Por Lola Fernández.
El otro día veía en la plaza de una ciudad una placa informativa sobre un algarrobo centenario, que lucía espectacular debidamente protegido; y ello me hacía pensar en la ligereza de algunos para eliminar árboles, sin importarles lo más mínimo que son seres vivos con una historia. Hay que tener muy poca sensibilidad para mostrar tal falta de respeto, aunque qué cierto es eso de echarle margaritas a los cerdos: nunca ha de presuponerse una delicadeza que después brillará por su ausencia. Por increíble que pueda parecer, hay a quien un árbol no le dice nada de nada, así que, si está en medio de algún proyecto, invariablemente lo hará desaparecer, sin estudiar más alternativas. Suele ser así con respecto a la naturaleza en su conjunto, que hay muchos humanos para quienes ella les está siempre supeditada; así que nada tiene de extraño que, con el paso del tiempo, hayan logrado que las fuerzas naturales impongan su ley dejándoles en evidencia, a ellos y a su nimiedad. Por mucho que se quiera aparentar, en los detalles está la verdad en muchas ocasiones, aunque, por desgracia, sean invisibles para una gran mayoría de seres que viven en los parámetros del todo, sin caer en lo importante que es cada elemento para sustentarlo. Es casi como eso de burro grande, ande o no ande, que a quien se guía por ello, no le vas a hacer entender que hay cosas pequeñas tan importantes, o más, que lo gigante. Y creo que con las montañas pasa igual que con los árboles: hay quien las ve y sueña con subirlas, y quien no cae en la cuenta de su existencia, o, todo lo más, las sitúa perennemente en un horizonte inalcanzable. Algo que me llama mucho la atención en esto de las cimas y cumbres, es cómo muchas veces van asociadas a leyendas que pasan de generación en generación contando historias que no se sabe muy bien si son ciertas o inventadas. A saber, parejas protagonistas de amores imposibles que se despeñaron, como en el caso del malagueño Peñón de los Enamorados; o mucho más sofisticadas, como la leyenda del tajo de Roldán, en el Puig Campana, la segunda cima más alta alicantina, para explicar poéticamente por qué falta un trozo de roca allí arriba, etcétera. Parece como si se quisiera hacer más asequible esa grandeza natural que poseen las montañas, aunque sea a base de humanizarlas con relatos que nos las acercan un poquito.
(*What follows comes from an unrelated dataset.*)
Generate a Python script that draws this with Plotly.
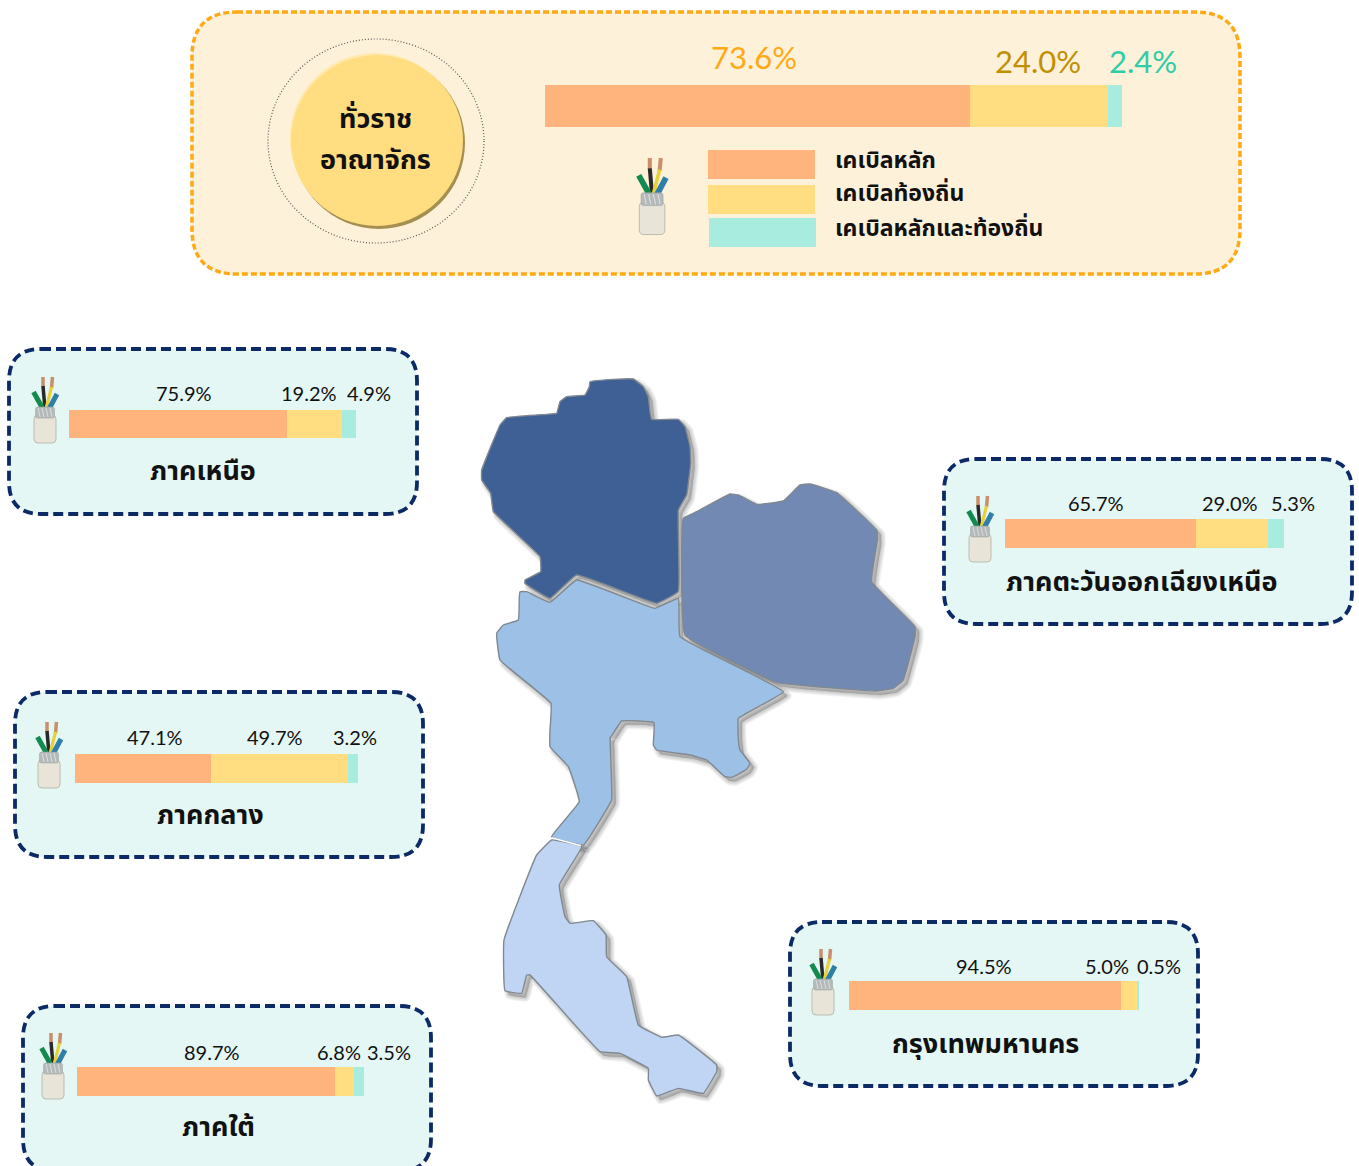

Mucho más prosaicas que estas reflexiones sobre la naturaleza, algunas noticias que leo, no sin quedarme perpleja por la falta de lógica y lo absurdas que son. Cómo no sorprenderse al conocer que se piden tres años y medio de cárcel para unos vecinos que impidieron el desahucio de una madre y su hijo, o cómo se castiga a quienes hacen del salvamento humanitario de náufragos en el Mediterráneo su bandera, por poner sólo dos ejemplos. Sirven como muestras del errático devenir de nuestra sociedad a muchos niveles, y son como detalles que hablan a voces de la tontería que llevamos hacia adelante, olvidando que a veces hay que detener el paso y pensar, antes de seguir avanzando, no sin cambiar previamente el paso, y hasta el rumbo; y todo ello a nivel colectivo, porque cuando la necedad y el despropósito superan los límites de lo personal, las soluciones han de ser sociales y moverse en el cauce de lo general. Mientras tanto, no dudo que cultivar el amor por los detalles, sean flores, sean palabras, sean decisiones, sean los que sean, nos ayudará a movernos por la vida sin tener que estar recordando a todas horas que a veces el camino está conformado de arenas movedizas que en cualquier momento pueden engullirnos sin más.